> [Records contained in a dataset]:

===

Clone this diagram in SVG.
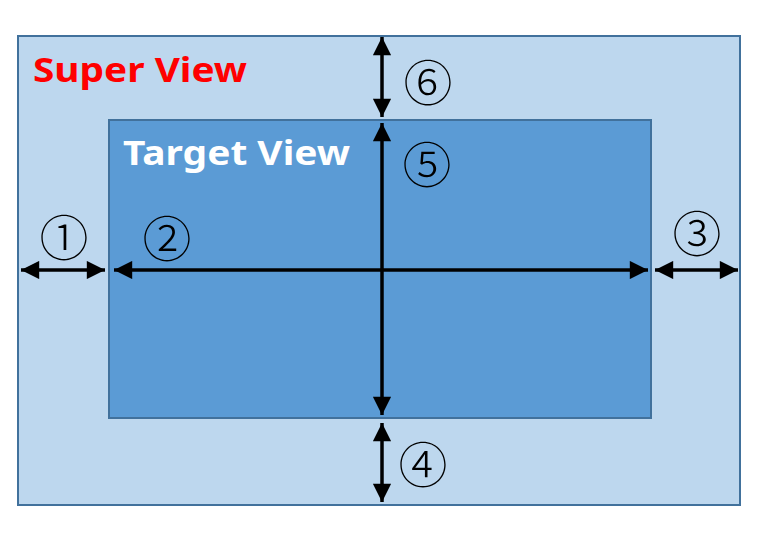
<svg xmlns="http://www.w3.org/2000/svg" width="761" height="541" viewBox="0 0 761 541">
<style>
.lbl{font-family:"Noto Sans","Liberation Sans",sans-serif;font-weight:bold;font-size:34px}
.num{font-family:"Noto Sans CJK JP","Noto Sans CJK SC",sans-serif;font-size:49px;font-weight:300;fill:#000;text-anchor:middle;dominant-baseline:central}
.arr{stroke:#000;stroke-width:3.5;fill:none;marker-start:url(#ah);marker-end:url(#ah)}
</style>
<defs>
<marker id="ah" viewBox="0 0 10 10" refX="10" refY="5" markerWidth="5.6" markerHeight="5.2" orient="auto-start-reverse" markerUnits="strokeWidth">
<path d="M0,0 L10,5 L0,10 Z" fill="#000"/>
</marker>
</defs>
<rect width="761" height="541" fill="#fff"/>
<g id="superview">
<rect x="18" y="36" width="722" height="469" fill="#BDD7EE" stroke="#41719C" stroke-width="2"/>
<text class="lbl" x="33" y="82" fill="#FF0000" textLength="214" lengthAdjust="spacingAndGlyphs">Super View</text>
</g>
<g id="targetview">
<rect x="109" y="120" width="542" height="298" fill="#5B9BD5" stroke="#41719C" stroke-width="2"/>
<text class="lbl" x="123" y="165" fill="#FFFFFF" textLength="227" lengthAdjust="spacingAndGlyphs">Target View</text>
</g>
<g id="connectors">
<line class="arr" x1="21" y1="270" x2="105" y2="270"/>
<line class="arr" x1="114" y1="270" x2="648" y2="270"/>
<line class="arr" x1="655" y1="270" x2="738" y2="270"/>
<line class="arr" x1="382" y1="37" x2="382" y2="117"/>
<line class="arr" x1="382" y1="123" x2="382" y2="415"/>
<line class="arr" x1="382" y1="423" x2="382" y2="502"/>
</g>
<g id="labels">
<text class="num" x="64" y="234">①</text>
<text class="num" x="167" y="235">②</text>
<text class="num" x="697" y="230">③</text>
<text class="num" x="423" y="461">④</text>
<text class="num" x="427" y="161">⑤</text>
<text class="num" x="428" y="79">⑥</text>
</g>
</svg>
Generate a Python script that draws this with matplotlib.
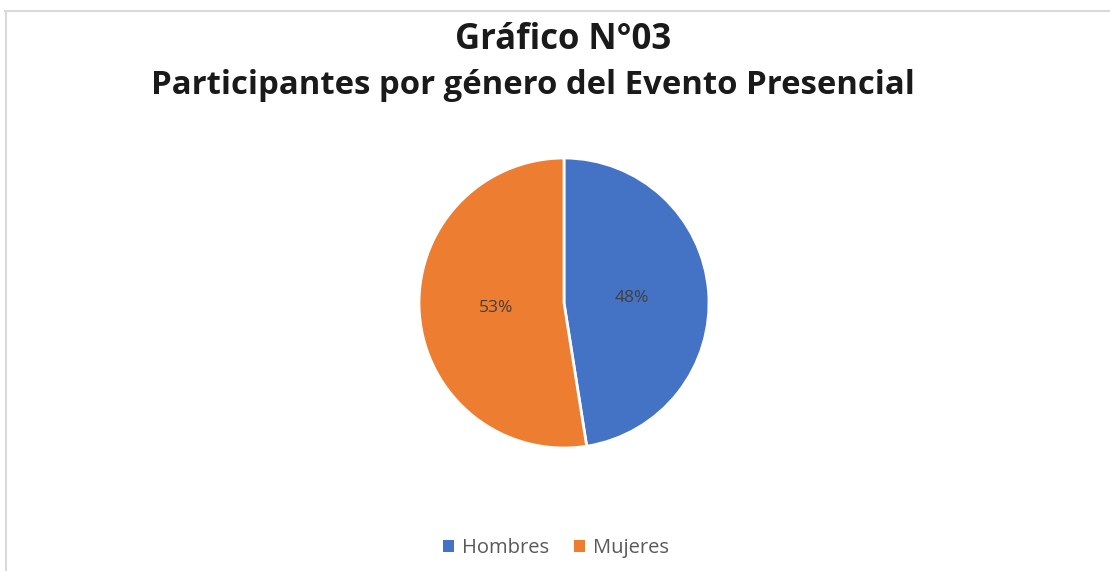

===

> [YOUR GOAL]: Reproduce the material above in full, exactly, with no images.

> [THE RESPONSE]:
Clone this diagram in SVG.
<svg xmlns="http://www.w3.org/2000/svg" width="761" height="541" viewBox="0 0 761 541">
<style>
.lbl{font-family:"Noto Sans","Liberation Sans",sans-serif;font-weight:bold;font-size:34px}
.num{font-family:"Noto Sans CJK JP","Noto Sans CJK SC",sans-serif;font-size:49px;font-weight:300;fill:#000;text-anchor:middle;dominant-baseline:central}
.arr{stroke:#000;stroke-width:3.5;fill:none;marker-start:url(#ah);marker-end:url(#ah)}
</style>
<defs>
<marker id="ah" viewBox="0 0 10 10" refX="10" refY="5" markerWidth="5.6" markerHeight="5.2" orient="auto-start-reverse" markerUnits="strokeWidth">
<path d="M0,0 L10,5 L0,10 Z" fill="#000"/>
</marker>
</defs>
<rect width="761" height="541" fill="#fff"/>
<g id="superview">
<rect x="18" y="36" width="722" height="469" fill="#BDD7EE" stroke="#41719C" stroke-width="2"/>
<text class="lbl" x="33" y="82" fill="#FF0000" textLength="214" lengthAdjust="spacingAndGlyphs">Super View</text>
</g>
<g id="targetview">
<rect x="109" y="120" width="542" height="298" fill="#5B9BD5" stroke="#41719C" stroke-width="2"/>
<text class="lbl" x="123" y="165" fill="#FFFFFF" textLength="227" lengthAdjust="spacingAndGlyphs">Target View</text>
</g>
<g id="connectors">
<line class="arr" x1="21" y1="270" x2="105" y2="270"/>
<line class="arr" x1="114" y1="270" x2="648" y2="270"/>
<line class="arr" x1="655" y1="270" x2="738" y2="270"/>
<line class="arr" x1="382" y1="37" x2="382" y2="117"/>
<line class="arr" x1="382" y1="123" x2="382" y2="415"/>
<line class="arr" x1="382" y1="423" x2="382" y2="502"/>
</g>
<g id="labels">
<text class="num" x="64" y="234">①</text>
<text class="num" x="167" y="235">②</text>
<text class="num" x="697" y="230">③</text>
<text class="num" x="423" y="461">④</text>
<text class="num" x="427" y="161">⑤</text>
<text class="num" x="428" y="79">⑥</text>
</g>
</svg>
Generate a Python script that draws this with matplotlib.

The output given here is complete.